High Commissioner of Bangladesh to India
- In office 28 May 2005 – 6 May 2009
- Preceded by: Hemayet Uddin
- Succeeded by: Tariq Ahmed Karim

Ambassador of Bangladesh to the Netherlands
- In office 7 August 2003 – 20 May 2005
- Preceded by: F. A. Shamim Ahmed
- Succeeded by: Ismat Jahan

= Liaquat Ali Chowdhury =

Bangladeshi diplomat

Liaquat Ali Choudhury is a Bangladeshi diplomat and former High Commissioner to India.

== Career ==
Choudhury was the Ambassador of Bangladesh to the Netherlands from 7 August 2003 to 20 May 2005. He had succeeded F. A. Shamim Ahmed and was replaced by Ismat Jahan. He was then appointed the High Commissioner of Bangladesh to India. He held the rank of secretary. Tariq Ahmed Karim succeeded Chowdhury as High Commissioner of Bangladesh to India in 2009.
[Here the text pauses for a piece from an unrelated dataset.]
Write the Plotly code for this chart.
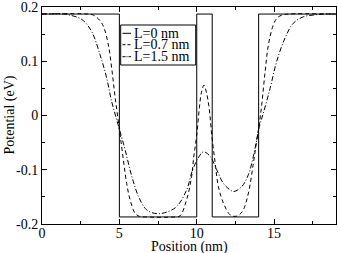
import plotly.graph_objects as go

labels = ["L=0 nm", "L=0.7 nm", "L=1.5 nm"]
x_title = "Position (nm)"
y_title = "Potential (eV)"

x_L0 = [0, 5, 5, 10, 10, 11, 11, 14, 14, 19]
y_L0 = [0.187, 0.187, -0.187, -0.187, 0.187, 0.187, -0.187, -0.187, 0.187, 0.187]

x_L07 = [0, 3.0, 3.32, 3.65, 3.96, 4.29, 4.5, 4.72, 5.0, 5.26, 5.47, 5.69, 6.01, 6.3, 6.7,
         8.6, 8.92, 9.35, 9.67, 9.8, 10.0, 10.17, 10.3, 10.47, 10.63, 10.8, 10.97, 11.18,
         11.4, 11.72, 12.15, 12.48, 12.75, 13.01, 13.34, 13.66, 13.88, 14.05, 14.2, 14.42,
         14.63, 14.95, 15.2, 15.5, 15.9, 19]
y_L07 = [0.187, 0.187, 0.185, 0.178, 0.165, 0.13, 0.088, 0.035, -0.025, -0.082, -0.125,
         -0.155, -0.18, -0.186, -0.187, -0.187, -0.185, -0.155, -0.112, -0.078, -0.036,
         0.014, 0.042, 0.056, 0.042, 0.014, -0.036, -0.085, -0.131, -0.161, -0.183, -0.186,
         -0.183, -0.174, -0.143, -0.088, -0.045, -0.014, 0.02, 0.081, 0.13, 0.167, 0.18,
         0.185, 0.187, 0.187]

x_L15 = [0, 1.5, 1.81, 2.3, 2.67, 3.21, 3.75, 4.18, 4.5, 4.83, 5.0, 5.37, 5.8, 6.23, 6.66,
         7.0, 7.5, 8.06, 8.7, 9.35, 9.7, 10.1, 10.43, 10.86, 11.29, 11.72, 12.15, 12.41,
         12.91, 13.34, 13.66, 13.88, 14.05, 14.3, 14.74, 15.17, 15.71, 16.24, 16.89, 17.5,
         18.2, 19]
y_L15 = [0.187, 0.187, 0.185, 0.181, 0.175, 0.155, 0.112, 0.069, 0.026, -0.008, -0.025,
         -0.063, -0.112, -0.149, -0.171, -0.178, -0.181, -0.178, -0.168, -0.137, -0.103,
         -0.078, -0.067, -0.075, -0.1, -0.125, -0.137, -0.14, -0.131, -0.109, -0.075,
         -0.045, -0.02, 0.004, 0.05, 0.1, 0.143, 0.17, 0.182, 0.185, 0.187, 0.187]

x_ticks = [0, 5, 10, 15]
y_ticks = [-0.2, -0.1, 0, 0.1, 0.2]
y_ticktext = ["-0.2", "-0.1", "0", "0.1", "0.2"]

FONT = "Liberation Serif, Times New Roman, serif"
dashes = ["solid", "4px,3px", "5px,2px,1px,2px"]
legend_dashes = ["solid", "3px,2px", "3px,1px,1px,1px"]
series = [(x_L0, y_L0), (x_L07, y_L07), (x_L15, y_L15)]

fig = go.Figure()
for (xs, ys), name, d in zip(series, labels, dashes):
    fig.add_trace(go.Scatter(x=xs, y=ys, mode="lines", name=name,
                             line=dict(color="black", width=1, dash=d),
                             line_shape="linear" if name == labels[0] else "spline",
                             showlegend=False, hoverinfo="skip"))

# pixel -> paper helpers for the plot area
W, H, L, T = 294, 217, 42, 7
def px(xp):
    return (xp - L) / W
def py(yp):
    return (T + H - yp) / H

# custom legend
fig.add_shape(type="rect", xref="paper", yref="paper",
              x0=px(120.7), x1=px(195.7), y0=py(65), y1=py(25),
              line=dict(color="black", width=1), fillcolor="white", layer="above")
entry_y = [33.3, 44.7, 56.7]
for name, d, ey in zip(labels, legend_dashes, entry_y):
    fig.add_shape(type="line", xref="paper", yref="paper",
                  x0=px(122.5), x1=px(131), y0=py(ey), y1=py(ey),
                  line=dict(color="black", width=1, dash=d), layer="above")
    fig.add_annotation(xref="paper", yref="paper", x=px(132.5), y=py(ey), text=name,
                       showarrow=False, xanchor="left", yanchor="middle", borderpad=0,
                       font=dict(family=FONT, size=14, color="black"))

# axis titles
fig.add_annotation(xref="paper", yref="paper", x=px(189), y=py(247), text=x_title,
                   showarrow=False, xanchor="center", yanchor="middle", borderpad=0,
                   font=dict(family=FONT, size=14, color="black"))
fig.add_annotation(xref="paper", yref="paper", x=px(9.5), y=py(115), text=y_title,
                   showarrow=False, xanchor="center", yanchor="middle", borderpad=0,
                   textangle=-90, font=dict(family=FONT, size=14, color="black"))

axis_common = dict(showline=True, linecolor="black", linewidth=1, mirror="allticks",
                   ticks="inside", ticklen=5, tickcolor="black", tickwidth=1,
                   showgrid=False, zeroline=False, automargin=False,
                   ticklabeloverflow="allow",
                   tickfont=dict(family=FONT, size=14, color="black"))

fig.update_xaxes(range=[0, 19], tickvals=x_ticks, ticklabelstandoff=-4,
                 minor=dict(ticks="inside", ticklen=3, dtick=2.5, tick0=0, tickcolor="black", showgrid=False),
                 **axis_common)
fig.update_yaxes(range=[-0.2, 0.2], tickvals=y_ticks, ticktext=y_ticktext,
                 minor=dict(ticks="inside", ticklen=3, dtick=0.05, tick0=0, tickcolor="black", showgrid=False),
                 **axis_common)

fig.update_layout(width=338, height=253, margin=dict(l=42, r=2, t=7, b=29),
                  plot_bgcolor="white", paper_bgcolor="white", hovermode=False,
                  font=dict(family=FONT, size=14, color="black"))

fig.write_html("out.html", config={"displayModeBar": False, "staticPlot": True},
               post_script="document.body.style.margin='0px';document.body.style.overflow='hidden';")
In June 2007, Choudhury was considered a candidate for the post of secretary of the Ministry of Foreign Affairs along with M. Humayun Kabir. The post had been empty since Hemayet Uddin left it for the Organisation of Islamic Cooperation and Minzur Rahim served as replacement for a short while.

Choudhury is an Advisory Board member of the Shailan Probeen Nibash.